St. John’s is an anchor in its neighborhood, Rose said. He pointed to it and Covenant Presbyterian Church as a model of how to use a large church, both of which host community groups, pre-schools, pantries and more.

“There’s always activity in that building,” Rose said.

Ministry

A lot of that activity is ministry, which both churches cited as a major reason for staying downtown.

“When you are downtown, you cannot close your eyes to the needs that are all around you,” said the Rev. Ray Stewart of Covenant.

Covenant also faces some of the challenges of downtown, including maintaining its historic building.

The congregation wants to be part of Springfield’s vision for its future, Stewart said.

It runs a walking tour of downtown for third-graders to open their eyes to what’s going on in the city core.

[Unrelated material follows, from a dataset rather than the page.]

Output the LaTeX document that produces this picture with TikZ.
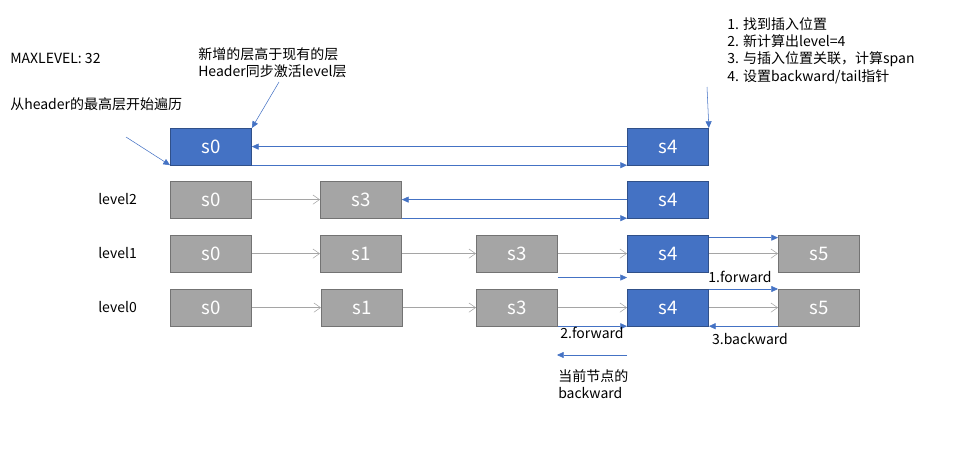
\documentclass[tikz,border=0pt]{standalone}
\usepackage{fontspec}
\setmainfont{Noto Sans CJK SC}
\usetikzlibrary{arrows.meta}
\definecolor{bl}{HTML}{4472C4}
\definecolor{gr}{HTML}{A5A5A5}
\definecolor{grb}{HTML}{7F7F7F}
\begin{document}
\begin{tikzpicture}[x=0.75pt,y=-0.75pt,
  bx/.style={draw=#1!70!black,fill=#1,minimum width=61pt,minimum height=27.5pt,inner sep=0,text=white,font=\fontsize{14}{14}\selectfont,anchor=north west},
  ba/.style={draw=bl,thin,-{Triangle[length=5pt,width=4.5pt]}},
  ga/.style={draw=gr,thin,-{Straight Barb[length=5pt,width=7pt]}},
  lb/.style={font=\fontsize{10.5}{13}\selectfont,align=left,inner sep=0}]
\useasboundingbox (0,0) rectangle (972,464);
% boxes
\node[bx=bl] (t0) at (170,128) {s0};
\node[bx=bl] (t4) at (627,128) {s4};
\node[bx=gr] (a0) at (170,181) {s0};
\node[bx=gr] (a3) at (320,181) {s3};
\node[bx=bl] (a4) at (627,181) {s4};
\node[bx=gr] (b0) at (170,235) {s0};
\node[bx=gr] (b1) at (320,235) {s1};
\node[bx=gr] (b3) at (476,235) {s3};
\node[bx=bl] (b4) at (627,235) {s4};
\node[bx=gr] (b5) at (778,235) {s5};
\node[bx=gr] (c0) at (170,289) {s0};
\node[bx=gr] (c1) at (321,289) {s1};
\node[bx=gr] (c3) at (476,289) {s3};
\node[bx=bl] (c4) at (627,289) {s4};
\node[bx=gr] (c5) at (778,289) {s5};
% top row
\draw[ba] ([yshift=0pt]t4.west) -- (t0.east);
\draw[ba] (t0.south east) -- (t4.south west);
% level2
\draw[ga] (a0) -- (a3);
\draw[ba] (a4.west) -- (a3.east);
\draw[ba] (a3.south east) -- (a4.south west);
% level1
\draw[ga] (b0) -- (b1);
\draw[ga] (b1) -- (b3);
\draw[ga] (b3) -- (b4);
\draw[ga] (b4) -- (b5);
\draw[ba] ([yshift=-4pt]b3.south east) -- ([yshift=-4pt]b4.south west);
\draw[ba] ([yshift=-2pt]b4.north east) -- ([yshift=-2pt]b5.north west);
% level0
\draw[ga] (c0) -- (c1);
\draw[ga] (c1) -- (c3);
\draw[ga] (c3) -- (c4);
\draw[ga] (c4) -- (c5);
\draw[ba] (c4.north east) -- (c5.north west);
\draw[ba] (c3.south east) -- (c4.south west);
\draw[ba] (c5.south west) -- (c4.south east);
% labels
\node[lb,anchor=north] (f1) at (740,271) {1.forward};
\node[lb,anchor=north] (f2) at (592,327) {2.forward};
\node[lb,anchor=north] (f3) at (750,333) {3.backward};
\coordinate (l1) at (627,355);
\coordinate (l2) at (557,355);
\draw[ba] (l1) -- (l2);
\node[lb,anchor=north west] (cur) at (558,369) {当前节点的\\backward};
\node[lb,anchor=west] (ml) at (10,58) {MAXLEVEL:\ 32};
\node[lb,anchor=north west] (n1) at (10,97) {从header的最高层开始遍历};
\node[lb,anchor=north west] (n2) at (198,47) {新增的层高于现有的层\\Header同步激活level层};
\node[lb,anchor=north west] (n3) at (727,17) {1. 找到插入位置\\2. 新计算出level=4\\3. 与插入位置关联，计算span\\4. 设置backward/tail指针};
\node[lb,anchor=west] (L2) at (98,199) {level2};
\node[lb,anchor=west] (L1) at (98,253) {level1};
\node[lb,anchor=west] (L0) at (98,307) {level0};
\coordinate (p1) at (126,137);
\coordinate (p2) at (279,82);
\coordinate (p3) at (707,87);
\draw[ba] (p1) -- (t0.south west -| 170,160) ;
\draw[ba] (p2) -- (t0.north east);
\draw[ba] (p3) -- (t4.north east);
\end{tikzpicture}
\end{document}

“This congregation always has had a great commitment to the city of Springfield,” Stewart said.

Different kinds

Downtown has different kinds of churches, Copeland said.

Those that have historically had ample resources and membership have been able to carry on, he said, while others that never had that status have a harder time surviving.

Mergers are common for some downtown churches, Copeland said. Central United Methodist, which is downtown, recently combined with Story-Hypes and Lagonda Methodist churches to form Faith United Methodist Church.

Religious organizations can bring people downtown, he said, serve those in need there and be committed to having a strong city core.

As churches evolve, Rose said he’d like to see vacant historic buildings reused, including by newer nondenominational churches that traditionally haven’t set up in downtowns like the older congregations.

“These type of churches are certainly welcome in downtown,” he said.

Keeping the buildings active is vital to a downtown, Rose said.

“That’s kind of the last straw in many towns,” he said. “When your religious structures leave, your downtown is dead.”